The other thing about masochist-space that separates it from other headspaces is that it requires a sadist in some capacity. Pain for the sake of pain ranges from inconvenient to downright miserable, whether it’s in the context of self-harm or a stubbed toe, but pain for the sake of someone else’s enjoyment is as satisfying as any vanilla thing that brings someone you like some joy – like baking something your partner really likes, or massaging their neck after a long day at the office. I worried for a while that this didn’t make me a ‘true’ masochist: shutting my finger in a drawer didn’t instantly get me wet, and my enjoyment of pain hinged upon someone else’s enjoyment of administering it. It took me a long while to piece together that this was, in essence, a consent issue – I didn’t ask my joints to sublux or the coffee table to get in the way of my shins, but I did ask my Daddy to do whatever he wanted to my ass until I cried “Yellow” or he got bored. And, again, this explained some of the difference between masochism and self-harm, because I was never enthusiastic about the pain I caused myself or the circumstances that forced me to it; the only thing I was enthusiastic about was a spike of endorphins and a quick distraction from my thoughts.

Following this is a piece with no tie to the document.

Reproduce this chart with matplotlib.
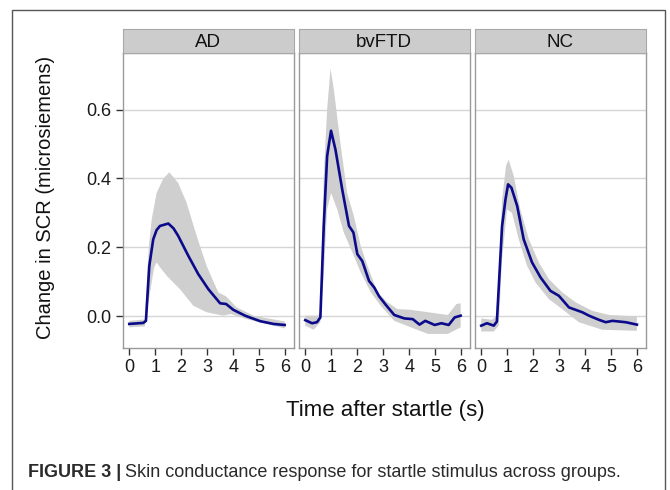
import numpy as np
import matplotlib.pyplot as plt
from matplotlib.patches import Rectangle

plt.rcParams['font.family'] = ['Liberation Sans', 'DejaVu Sans']

groups = ['AD', 'bvFTD', 'NC']

# mean curves (time in s, change in SCR) and band edges
ad_t = [0, 0.54, 0.64, 0.77, 0.92, 1.05, 1.18, 1.5, 1.7, 1.88, 2.27, 2.65, 3.04, 3.49, 3.72, 4.0, 4.45, 5.03, 5.54, 5.97]
ad_m = [-0.023, -0.02, -0.014, 0.146, 0.223, 0.25, 0.262, 0.269, 0.255, 0.233, 0.175, 0.122, 0.078, 0.037, 0.035, 0.018, 0.001, -0.015, -0.023, -0.026]
ad_hi_t = [0, 0.6, 0.75, 0.86, 1.05, 1.31, 1.54, 1.88, 2.2, 2.59, 2.97, 3.42, 3.72, 4.13, 4.77, 5.97]
ad_hi = [-0.014, -0.01, 0.2, 0.28, 0.358, 0.40, 0.418, 0.387, 0.33, 0.233, 0.146, 0.069, 0.057, 0.025, 0.001, -0.016]
ad_lo_t = [0, 0.6, 0.8, 0.95, 1.05, 1.2, 1.44, 1.95, 2.46, 2.97, 3.62, 3.9, 4.51, 5.97]
ad_lo = [-0.033, -0.03, 0.069, 0.14, 0.156, 0.14, 0.117, 0.078, 0.03, 0.011, 0.001, 0.006, -0.009, -0.036]

ftd_t = [0, 0.26, 0.45, 0.58, 0.71, 0.84, 0.99, 1.16, 1.42, 1.68, 1.85, 2.0, 2.19, 2.45, 2.65, 2.84, 3.1, 3.42, 3.81, 4.13, 4.39, 4.61, 4.97, 5.23, 5.51, 5.74, 5.97]
ftd_m = [-0.012, -0.021, -0.018, -0.004, 0.262, 0.465, 0.539, 0.484, 0.368, 0.262, 0.243, 0.18, 0.16, 0.102, 0.083, 0.057, 0.032, 0.003, -0.007, -0.009, -0.025, -0.014, -0.026, -0.021, -0.026, -0.004, 0.001]
ftd_hi_t = [0, 0.45, 0.58, 0.71, 0.84, 0.97, 1.1, 1.35, 1.61, 1.87, 2.13, 2.39, 2.77, 3.16, 3.55, 4.06, 4.71, 5.48, 5.81, 5.97]
ftd_hi = [0.001, 0.001, 0.006, 0.407, 0.6, 0.72, 0.658, 0.503, 0.358, 0.29, 0.204, 0.146, 0.069, 0.04, 0.02, 0.018, 0.011, 0.003, 0.035, 0.037]
ftd_lo_t = [0, 0.32, 0.58, 0.71, 0.84, 0.99, 1.23, 1.48, 1.81, 2.13, 2.52, 2.9, 3.42, 4.06, 4.71, 5.48, 5.97]
ftd_lo = [-0.028, -0.04, -0.018, 0.117, 0.31, 0.358, 0.31, 0.243, 0.185, 0.127, 0.069, 0.03, -0.014, -0.033, -0.052, -0.052, -0.033]

nc_t = [0, 0.22, 0.48, 0.6, 0.8, 0.93, 1.03, 1.16, 1.38, 1.63, 1.95, 2.28, 2.66, 2.98, 3.37, 3.88, 4.14, 4.52, 4.78, 5.04, 5.55, 5.98]
nc_m = [-0.028, -0.021, -0.028, -0.016, 0.262, 0.339, 0.383, 0.373, 0.32, 0.223, 0.156, 0.112, 0.073, 0.059, 0.025, 0.011, 0.001, -0.011, -0.018, -0.014, -0.018, -0.025]
nc_hi_t = [0, 0.41, 0.6, 0.8, 0.95, 1.05, 1.25, 1.5, 1.83, 2.21, 2.6, 3.11, 3.62, 4.27, 4.91, 5.98]
nc_hi = [-0.007, -0.011, 0.001, 0.339, 0.436, 0.455, 0.407, 0.31, 0.223, 0.156, 0.107, 0.069, 0.04, 0.015, 0.003, -0.001]
nc_lo_t = [0, 0.48, 0.67, 0.8, 0.99, 1.18, 1.44, 1.76, 2.08, 2.6, 3.11, 3.75, 4.65, 5.98]
nc_lo = [-0.045, -0.045, -0.028, 0.165, 0.31, 0.3, 0.223, 0.146, 0.098, 0.049, 0.02, -0.018, -0.04, -0.043]

curves = {
    'AD': (ad_t, ad_m, ad_hi_t, ad_hi, ad_lo_t, ad_lo),
    'bvFTD': (ftd_t, ftd_m, ftd_hi_t, ftd_hi, ftd_lo_t, ftd_lo),
    'NC': (nc_t, nc_m, nc_hi_t, nc_hi, nc_lo_t, nc_lo),
}

W, H = 670, 490
fig = plt.figure(figsize=(6.7, 4.9), dpi=100)

# outer frame
fig.patches.append(Rectangle((12 / W, -0.1), (665 - 12) / W, 1.1 - 10 / H,
                             transform=fig.transFigure, fill=False,
                             edgecolor='#555555', linewidth=1.0))

lefts = [122.5, 298.5, 474.5]
pw = 171
top, bottom = 53, 348

for i, g in enumerate(groups):
    ax = fig.add_axes([lefts[i] / W, (H - bottom) / H, pw / W, (bottom - top) / H])
    t, m, ht, hi, lt, lo = curves[g]
    xs = np.r_[ht, lt[::-1]]
    ys = np.r_[hi, lo[::-1]]
    ax.fill(xs, ys, color='#cfcfcf', linewidth=0, zorder=1)
    ax.plot(t, m, color='#0a0a8a', linewidth=1.9, zorder=3)
    ax.set_xlim(-0.26, 6.31)
    ax.set_ylim(-0.093, 0.765)
    ax.set_yticks([0.0, 0.2, 0.4, 0.6])
    ax.set_xticks(range(7))
    ax.grid(axis='y', color='#d6d6d6', linewidth=1.0)
    ax.set_axisbelow(True)
    for s in ax.spines.values():
        s.set_color('#9a9a9a')
        s.set_linewidth(1.0)
    ax.tick_params(axis='x', direction='out', length=5, width=1, color='#333333',
                   labelsize=13, labelcolor='#1a1a1a', pad=3)
    if i == 0:
        ax.set_yticklabels(['0.0', '0.2', '0.4', '0.6'])
        ax.tick_params(axis='y', direction='out', length=5, width=1, color='#333333',
                       labelsize=13, labelcolor='#1a1a1a', pad=3)
    else:
        ax.tick_params(axis='y', length=0, labelleft=False)

    # facet strip
    sax = fig.add_axes([lefts[i] / W, (H - top) / H, pw / W, 24 / H])
    sax.set_facecolor('#cccccc')
    sax.set_xticks([])
    sax.set_yticks([])
    for s in sax.spines.values():
        s.set_color('#a8a8a8')
    sax.text(0.5, 0.45, g, ha='center', va='center', fontsize=13.5, color='#111111',
             transform=sax.transAxes)

fig.text(46 / W, (H - 197) / H, 'Change in SCR (microsiemens)', rotation=90,
         ha='center', va='center', fontsize=14.5, color='#111111')
fig.text(385 / W, (H - 410) / H, 'Time after startle (s)', ha='center', va='center',
         fontsize=16, color='#111111')

# caption
cap1 = fig.text(28 / W, (H - 472) / H, 'FIGURE 3 |', ha='left', va='center',
                fontsize=13, fontweight='bold', color='#2a2a2a')
fig.canvas.draw()
bb = cap1.get_window_extent(renderer=fig.canvas.get_renderer())
fig.text((bb.x1 + 4) / W, (H - 472) / H,
         'Skin conductance response for startle stimulus across groups.',
         ha='left', va='center', fontsize=13, color='#2a2a2a')

fig.savefig('out.png', dpi=100)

This post has only scratched the surface of my deep love for S/M scenes (get it…? I’ll show myself out) but I hope it’s made clear the uniquely meditative and connective nature of masochist-space as I experience it. I leave you with this quote from the angry essay I wrote to myself last year:

In letting a partner mark my body during a scene, I am consciously handing over ownership and control of my body to somebody else. The marks, wherever they end up placed, will remind me for days or weeks to come that I had enough autonomy to surrender my body to somebody else – somebody who treated it exactly the way I wanted it to be treated.